A partir de 2003, sous l’impulsion de Nicolas Sarkozy, le chiffrage des expulsions devient un enjeu politique. Pour augmenter son apparence d’efficacité, et incapable d’augmenter son efficacité réelle (le taux d’expulsé par retenu), l’administration créé de nouveaux centres d’enfermement administratif, de plus en plus grands et inhumains. La Cimade est contrainte de répondre à la demande croissante et de multiplier son offre, en embauchant et formant des intervenantEs en rétention (une centaine à ce jour). Le prix en est une possible dépendance de cette petite structure militante par rapport à un financement public (alors le ministère des Affaires sociales).

Pour baisser ses coûts, améliorer son rendement, et sans doute supprimer le petit désagrément du rapport annuel, l’administration décide de mettre fin à la convention qui la lie à la Cimade et d’utiliser une procédure d’appel d’offre concurentiel. Après une première tentative infructueuse en 2006, un appel d’offre pour une "information juridique" en rétention (sans obligation d’assistance technique donc), a abouti récement (sous réserve de quelques recours non encore jugés).

Le 2 juin 2009, sauf nouvelle évolution, l’intervention citoyenne auprès des étrangers enfermés administrativement va être profondément modifiée.
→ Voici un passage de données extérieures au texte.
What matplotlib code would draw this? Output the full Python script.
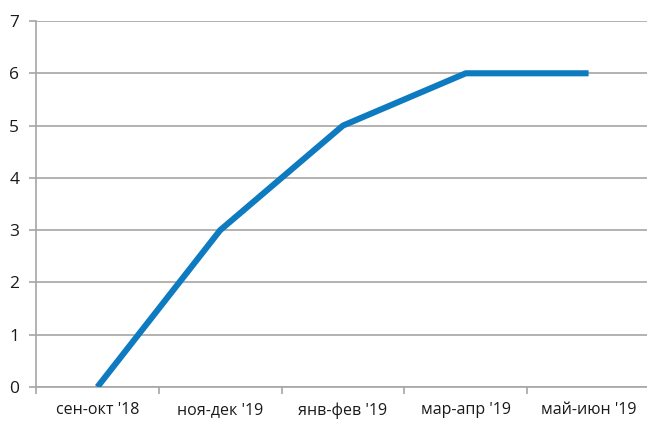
import matplotlib.pyplot as plt
from matplotlib.ticker import FixedLocator

periods = ["сен-окт '18", "ноя-дек '19", "янв-фев '19", "мар-апр '19", "май-июн '19"]
values = [0, 3, 5, 6, 6]
y_ticks = [0, 1, 2, 3, 4, 5, 6, 7]

plt.rcParams['font.family'] = ['Open Sans', 'DejaVu Sans']

fig = plt.figure(figsize=(6.47, 4.21), dpi=100)
ax = fig.add_axes([36 / 647, 34 / 421, 614 / 647, 366 / 421])

x = list(range(len(periods)))
ax.plot(x, values, color='#0E7BC1', linewidth=4.4, solid_capstyle='butt', zorder=3)

ax.set_xlim(-0.5, len(periods) - 0.5)
ax.set_ylim(0, 7)
ax.set_yticks(y_ticks)
ax.set_xticks(x)
ax.set_xticklabels(periods, fontsize=11.5, color='#1a1a1a')
ax.tick_params(axis='x', which='major', length=0, pad=11)
ax.xaxis.set_minor_locator(FixedLocator([i - 0.5 for i in range(len(periods) + 1)]))
ax.tick_params(axis='x', which='minor', length=5, width=1.2, color='#a6a6a6', direction='out')
ax.tick_params(axis='y', length=5, width=1.2, color='#a6a6a6', labelsize=12.5, labelcolor='#1a1a1a', pad=7)

ax.grid(axis='y', color='#a6a6a6', linewidth=1.2)
for side in ['top', 'right']:
    ax.spines[side].set_visible(False)
ax.spines['left'].set_color('#a6a6a6')
ax.spines['left'].set_linewidth(1.2)
ax.spines['bottom'].set_color('#a6a6a6')
ax.spines['bottom'].set_linewidth(1.2)

fig.savefig('out.png', dpi=100)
Elle sera régie par les conditions énoncées par l’administration dans l’appel d’offre, non négociables et renouvelables chaque année.
Sans faire de procès d’intention, les structures diverses qui vont maintenant intervenir en rétention (Ordre de Malte, Forum réfugié, ASSFAM, France terre d’asile) n’inscrivent pas leurs actions dans un rapport de force. Ce ne sont pas des structures militantes mais des association dépendantes quasi uniquement de financements publics ; leur contrat n’est qu’annuel ; il est douteux qu’elles parviennent à coordonner leurs actions et à assurer une défense de même ordre dans tous les centres. Enfin l’analyse globale de la rétention en France est quasiment interdite. Quand à la structure qui a, pour le moment, la charge des centres situés dans les DOM-TOM, c’est carrément une émanation de l’UMP : l’intention est claire, l’ordre règne dans les colonies.

Cet affaiblissement des droits des étrangers enfermés, dont nous verrons les pleins effets dans deux ou trois ans, doit être replacé dans une vision plus large.
D’abord l’accroissement récent du nombre d’expulséEs (de 10 000 à 26 000 par an en 10 ans) est due à 80% non pas à l’augmentation du nombre d’enfermés, mais aux retours volontaires de Roumains qui peuvent venir en France sans visa. Cette source sera tarie fin 2011 lorsque la Roumanie intégrera complètement l’espace Shengen.
Ensuite la baisse des droits des étrangers s’inscrit dans le contexte plus vaste des atteintes aux libertés, dont les étrangers ont toujours été les premières victimes avant que les nationaux n’en soient frappés. Nous le voyons encore avec le regroupement familial, que le gouvernement tente de supprimer pour les étrangers et d’en imposer les contraintes aux nationaux (voir les "Amoureux au ban"). Aujourd’hui, déjà, unE FrançaisE qui vit avec unE étrangerE est suspect, interrogé, surveillé, et doit rendre des comptes. Bientôt ceux qui les soutiennent ou les connaissent subiront le même sort. Des événements pas si anciens nous montrent où peuvent amener ces dérives que nous ne dénoncerons jamais trop.